World's top pension to start buying emerging stocks this quarter
News On Japan via Bloomberg -- Apr 13
Japan's public pension fund, the world's largest, will start investing in emerging market stocks as early as this quarter as it seeks to diversify assets and cover rising payouts.
The Government Pension Investment Fund, which oversees 108 trillion yen ($1.3 trillion), has decided on the managers who will handle the investments and is now in the process of setting up accounts in prospective markets, said Takahiro Mitani, president of the fund, known as GPIF. He declined to name the managers until investments are actually made or disclose the amount of the allocations.

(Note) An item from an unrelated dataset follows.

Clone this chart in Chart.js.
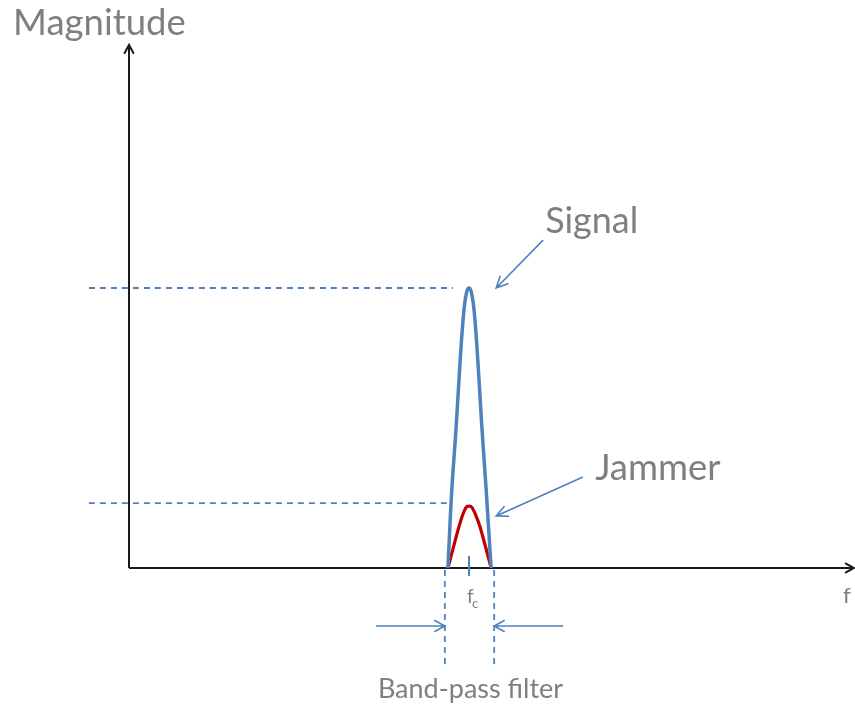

"We expect to start investing in emerging market stocks by the end of this quarter or the beginning of the next quarter," Mitani, 63, said in an interview in Tokyo today. "Because the markets are less liquid than the developed ones, we'll likely begin with a small amount and then decide on whether to buy more depending on how it goes."
The investments will be focused on markets included in the MSCI Emerging Markets Index (MXEF), which tracks 21 countries including Brazil, Russia, India, China, South Korea, Taiwan and South Africa, Mitani said. The gauge has gained 13 percent this year compared with an 8.6 percent increase in the MSCI World Index (MXWO) of developed stocks.